All of the material below is to be restated word for word, apart from the pictures.

* Start *

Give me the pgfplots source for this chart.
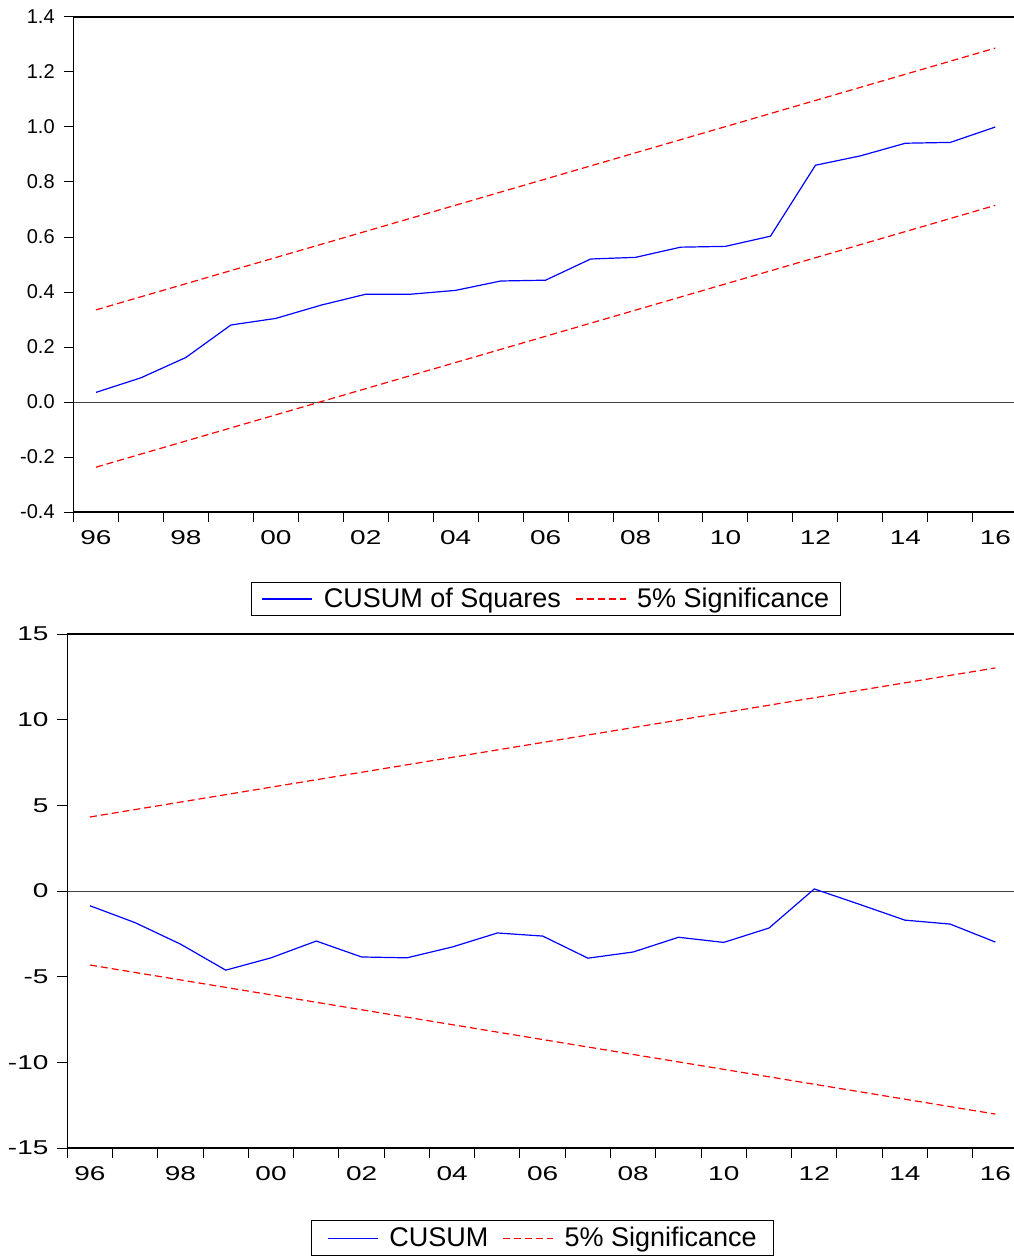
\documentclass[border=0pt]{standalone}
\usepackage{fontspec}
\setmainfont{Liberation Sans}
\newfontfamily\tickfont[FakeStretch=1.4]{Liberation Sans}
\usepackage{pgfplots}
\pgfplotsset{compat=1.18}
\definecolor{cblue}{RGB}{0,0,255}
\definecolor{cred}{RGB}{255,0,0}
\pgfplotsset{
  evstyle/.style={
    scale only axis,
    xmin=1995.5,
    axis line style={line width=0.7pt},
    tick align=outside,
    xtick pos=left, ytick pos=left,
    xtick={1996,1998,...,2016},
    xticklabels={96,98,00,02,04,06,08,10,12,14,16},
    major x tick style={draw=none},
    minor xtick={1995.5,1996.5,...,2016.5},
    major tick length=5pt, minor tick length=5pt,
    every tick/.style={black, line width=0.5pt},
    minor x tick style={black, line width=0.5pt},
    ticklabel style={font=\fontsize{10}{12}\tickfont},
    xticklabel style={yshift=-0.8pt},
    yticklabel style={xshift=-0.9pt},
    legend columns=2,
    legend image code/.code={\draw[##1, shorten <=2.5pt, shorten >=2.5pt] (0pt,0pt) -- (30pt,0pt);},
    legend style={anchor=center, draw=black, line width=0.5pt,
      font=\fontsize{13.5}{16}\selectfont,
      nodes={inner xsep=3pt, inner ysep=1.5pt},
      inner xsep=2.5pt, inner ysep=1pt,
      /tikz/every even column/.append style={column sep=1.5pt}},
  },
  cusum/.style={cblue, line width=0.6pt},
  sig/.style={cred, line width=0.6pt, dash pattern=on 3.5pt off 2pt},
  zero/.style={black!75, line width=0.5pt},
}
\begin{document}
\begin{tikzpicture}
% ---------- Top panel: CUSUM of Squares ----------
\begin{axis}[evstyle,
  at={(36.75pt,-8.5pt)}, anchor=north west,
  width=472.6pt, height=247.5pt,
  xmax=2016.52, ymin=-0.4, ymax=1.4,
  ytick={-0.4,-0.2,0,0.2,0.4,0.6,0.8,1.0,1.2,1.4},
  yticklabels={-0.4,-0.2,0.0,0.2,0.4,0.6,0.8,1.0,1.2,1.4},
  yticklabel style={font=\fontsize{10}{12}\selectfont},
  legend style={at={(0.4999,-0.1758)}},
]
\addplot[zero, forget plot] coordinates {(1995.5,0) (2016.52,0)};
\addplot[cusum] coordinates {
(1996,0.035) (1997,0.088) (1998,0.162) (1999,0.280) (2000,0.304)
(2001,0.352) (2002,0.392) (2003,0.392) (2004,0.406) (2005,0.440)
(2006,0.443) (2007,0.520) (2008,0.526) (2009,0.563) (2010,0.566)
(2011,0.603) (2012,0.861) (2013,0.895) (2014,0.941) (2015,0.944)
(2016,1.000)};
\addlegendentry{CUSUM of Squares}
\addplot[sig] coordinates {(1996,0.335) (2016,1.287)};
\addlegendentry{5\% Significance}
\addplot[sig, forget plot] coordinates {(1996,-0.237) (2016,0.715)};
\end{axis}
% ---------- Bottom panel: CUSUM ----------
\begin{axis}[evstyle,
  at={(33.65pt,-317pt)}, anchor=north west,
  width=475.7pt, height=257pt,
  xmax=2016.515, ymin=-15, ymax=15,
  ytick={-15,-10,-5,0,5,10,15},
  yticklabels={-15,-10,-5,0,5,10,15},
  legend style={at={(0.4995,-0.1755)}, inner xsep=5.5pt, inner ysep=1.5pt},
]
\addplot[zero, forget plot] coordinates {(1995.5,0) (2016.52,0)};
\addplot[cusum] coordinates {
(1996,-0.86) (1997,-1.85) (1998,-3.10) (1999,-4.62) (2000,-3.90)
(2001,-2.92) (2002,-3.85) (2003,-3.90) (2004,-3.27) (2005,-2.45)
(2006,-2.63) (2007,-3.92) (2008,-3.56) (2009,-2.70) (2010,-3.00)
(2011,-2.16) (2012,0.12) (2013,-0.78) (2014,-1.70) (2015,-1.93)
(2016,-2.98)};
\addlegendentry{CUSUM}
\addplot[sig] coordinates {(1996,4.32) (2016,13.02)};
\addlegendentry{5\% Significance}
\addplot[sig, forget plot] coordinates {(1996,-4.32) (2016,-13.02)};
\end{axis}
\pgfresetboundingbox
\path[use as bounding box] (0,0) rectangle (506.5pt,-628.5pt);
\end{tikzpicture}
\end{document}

* End *

*Reply to the task:*
Give me the pgfplots source for this chart.
\documentclass[border=0pt]{standalone}
\usepackage{fontspec}
\setmainfont{Liberation Sans}
\newfontfamily\tickfont[FakeStretch=1.4]{Liberation Sans}
\usepackage{pgfplots}
\pgfplotsset{compat=1.18}
\definecolor{cblue}{RGB}{0,0,255}
\definecolor{cred}{RGB}{255,0,0}
\pgfplotsset{
  evstyle/.style={
    scale only axis,
    xmin=1995.5,
    axis line style={line width=0.7pt},
    tick align=outside,
    xtick pos=left, ytick pos=left,
    xtick={1996,1998,...,2016},
    xticklabels={96,98,00,02,04,06,08,10,12,14,16},
    major x tick style={draw=none},
    minor xtick={1995.5,1996.5,...,2016.5},
    major tick length=5pt, minor tick length=5pt,
    every tick/.style={black, line width=0.5pt},
    minor x tick style={black, line width=0.5pt},
    ticklabel style={font=\fontsize{10}{12}\tickfont},
    xticklabel style={yshift=-0.8pt},
    yticklabel style={xshift=-0.9pt},
    legend columns=2,
    legend image code/.code={\draw[##1, shorten <=2.5pt, shorten >=2.5pt] (0pt,0pt) -- (30pt,0pt);},
    legend style={anchor=center, draw=black, line width=0.5pt,
      font=\fontsize{13.5}{16}\selectfont,
      nodes={inner xsep=3pt, inner ysep=1.5pt},
      inner xsep=2.5pt, inner ysep=1pt,
      /tikz/every even column/.append style={column sep=1.5pt}},
  },
  cusum/.style={cblue, line width=0.6pt},
  sig/.style={cred, line width=0.6pt, dash pattern=on 3.5pt off 2pt},
  zero/.style={black!75, line width=0.5pt},
}
\begin{document}
\begin{tikzpicture}
% ---------- Top panel: CUSUM of Squares ----------
\begin{axis}[evstyle,
  at={(36.75pt,-8.5pt)}, anchor=north west,
  width=472.6pt, height=247.5pt,
  xmax=2016.52, ymin=-0.4, ymax=1.4,
  ytick={-0.4,-0.2,0,0.2,0.4,0.6,0.8,1.0,1.2,1.4},
  yticklabels={-0.4,-0.2,0.0,0.2,0.4,0.6,0.8,1.0,1.2,1.4},
  yticklabel style={font=\fontsize{10}{12}\selectfont},
  legend style={at={(0.4999,-0.1758)}},
]
\addplot[zero, forget plot] coordinates {(1995.5,0) (2016.52,0)};
\addplot[cusum] coordinates {
(1996,0.035) (1997,0.088) (1998,0.162) (1999,0.280) (2000,0.304)
(2001,0.352) (2002,0.392) (2003,0.392) (2004,0.406) (2005,0.440)
(2006,0.443) (2007,0.520) (2008,0.526) (2009,0.563) (2010,0.566)
(2011,0.603) (2012,0.861) (2013,0.895) (2014,0.941) (2015,0.944)
(2016,1.000)};
\addlegendentry{CUSUM of Squares}
\addplot[sig] coordinates {(1996,0.335) (2016,1.287)};
\addlegendentry{5\% Significance}
\addplot[sig, forget plot] coordinates {(1996,-0.237) (2016,0.715)};
\end{axis}
% ---------- Bottom panel: CUSUM ----------
\begin{axis}[evstyle,
  at={(33.65pt,-317pt)}, anchor=north west,
  width=475.7pt, height=257pt,
  xmax=2016.515, ymin=-15, ymax=15,
  ytick={-15,-10,-5,0,5,10,15},
  yticklabels={-15,-10,-5,0,5,10,15},
  legend style={at={(0.4995,-0.1755)}, inner xsep=5.5pt, inner ysep=1.5pt},
]
\addplot[zero, forget plot] coordinates {(1995.5,0) (2016.52,0)};
\addplot[cusum] coordinates {
(1996,-0.86) (1997,-1.85) (1998,-3.10) (1999,-4.62) (2000,-3.90)
(2001,-2.92) (2002,-3.85) (2003,-3.90) (2004,-3.27) (2005,-2.45)
(2006,-2.63) (2007,-3.92) (2008,-3.56) (2009,-2.70) (2010,-3.00)
(2011,-2.16) (2012,0.12) (2013,-0.78) (2014,-1.70) (2015,-1.93)
(2016,-2.98)};
\addlegendentry{CUSUM}
\addplot[sig] coordinates {(1996,4.32) (2016,13.02)};
\addlegendentry{5\% Significance}
\addplot[sig, forget plot] coordinates {(1996,-4.32) (2016,-13.02)};
\end{axis}
\pgfresetboundingbox
\path[use as bounding box] (0,0) rectangle (506.5pt,-628.5pt);
\end{tikzpicture}
\end{document}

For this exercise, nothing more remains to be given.